Les identités suisses dans la globalité: quelle place pour la Suisse italienne?
Berne (ots)
La Suisse italienne a du mal à se faire comprendre et à se faire entendre au Nord des Alpes. La compétition croissante entre les différentes régions du pays met à rude épreuve l'intégration des minorités culturelles et linguistiques en Suisse. L'association «Coscienza svizzera» invite à ne pas perdre de vue la valeur des différentes identités suisses et à mieux comprendre les potentialités de la Suisse italienne.
L'élection imminente au Conseil fédéral a reposé, au niveau national également, la question du rôle de la Suisse italienne au sein de la Confédération et de ses équilibres linguistiques, culturels et politiques.
«Coscienza svizzera», association active en Suisse italienne depuis une soixantaine d'années et qui vise à promouvoir les différentes sensibilités, langues et cultures présentes en Suisse, a saisi cette occasion pour relancer la discussion au sujet de la situation au Sud des Alpes.
Le 3 septembre, l'association a organisé une rencontre à Berne sur le thème «Les identités suisses dans la globalité: quel espace pour la Suisse italienne?», rencontre à laquelle ont participé des intervenants provenant des trois régions linguistiques du pays.

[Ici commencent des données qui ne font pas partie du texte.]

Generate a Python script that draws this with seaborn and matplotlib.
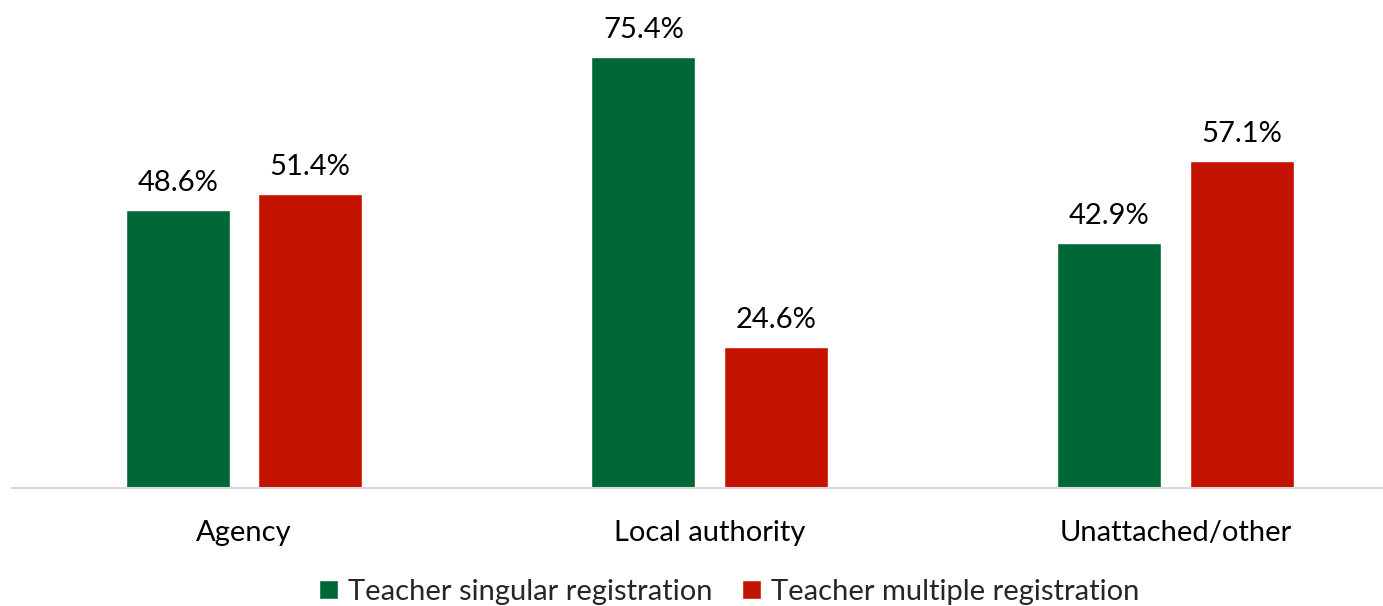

La Suisse italienne, en tant que troisième Suisse, est l'expression d'une minorité linguistique qui est souvent confrontée à des problèmes spécifiques: son accès au reste de la Suisse à travers les Alpes et sa confrontation avec l'Italie du Nord toute proche et la métropole milanaise, qui est l'un des moteurs économiques de l'Europe.
Les interventions de l'historien Georg Kreis, du géographe Martin Schuler ainsi que de la journaliste et publiciste Joëlle Kuntz ont souligné, sous des angles différents, les exigences de cette partie de la Suisse, souvent reléguée au seul rôle de lieu de villégiature.
Georg Kreis a rappelé comment le discours sur l'identité n'était pas toujours l'expression de tentations nostalgiques, mais qu'il rappelait aussi «la capacité de coexistence et de coopération entre des personnes qui n'ont pas la même identité». Nous vivons dans l'ère des identités multiples et non pas seulement territoriales.
Martin Schuler, spécialiste des changements urbains, voit dans la Suisse italienne, région devenue urbaine et transfrontalière, même de manière souvent contradictoire, de nouvelles potentialités de portée nationale. Cependant, le développement des ces potentialités dépend d'une vision politico-culturelle fondée sur le respect des diversités.
De son côté, Joëlle Kuntz a mis en garde face aux tendances qui voudraient qu'en Suisse on remplace «le principe d'égalité entre les cultures par celui du nombre de leurs membres, principe grâce auquel le groupe numériquement le plus fort obtient aussi un plus grand nombre de représentants».
Selon le politologue Oscar Mazzoleni et l'économiste Remigio Ratti, président de «Coscienza svizzera», «le fédéralisme suisse est en train de devenir de plus en plus compétitif, ce qui implique une logique toujours plus concurrentielle et met à rude épreuve l'intégration politique des minorités culturelles et linguistiques.
Toujours selon Oscar Mazzoleni et Remigio Ratti, qui sont également les éditeurs de l'ouvrage collectif «Identità nella globalità. Le sfide della Svizzera italiana» (publié par Giampiero Casagrande et Coscienza svizzera), la «présence de l'italianité dans les centres décisionnels suisses s'est réduite au cours des dernières années. Aujourd'hui, l'italien est clairement marginalisé dans l'administration fédérale. Surtout, il existe une difficulté évidente à se faire comprendre et entendre de l'autre côté des Alpes, ce qui contribue à un certain isolement et à l'avancée de courants populistes au Sud des Alpes».
Les différents intervenants ont souligné l'absolue nécessité de valoriser les apports de l'helvéticité et de la Suisse italienne, qui sont des composants essentiels de la Suisse de demain. Le défi de la Suisse italienne réside dans sa capacité à renforcer dans le même temps ses liens avec la Suisse située de l'autre côté des Alpes et avec l'Italie du Nord, en surmontant les incompréhensions et les malentendus qui souvent empêchent la communication réciproque.
La Suisse italienne en appelle à un retour à la valorisation des différentes identités qui existent au sein de la Confédération et de mieux comprendre les potentialités et les risques d'une Suisse italienne toujours plus confrontée à son positionnement dans l'espace métropolitain milanais et transfrontalier. Dans l'optique de l'ouverture de la transversale alpine, le Tessin ne devrait être ni le quartier latin de Zurich ni la Zoug de Milan.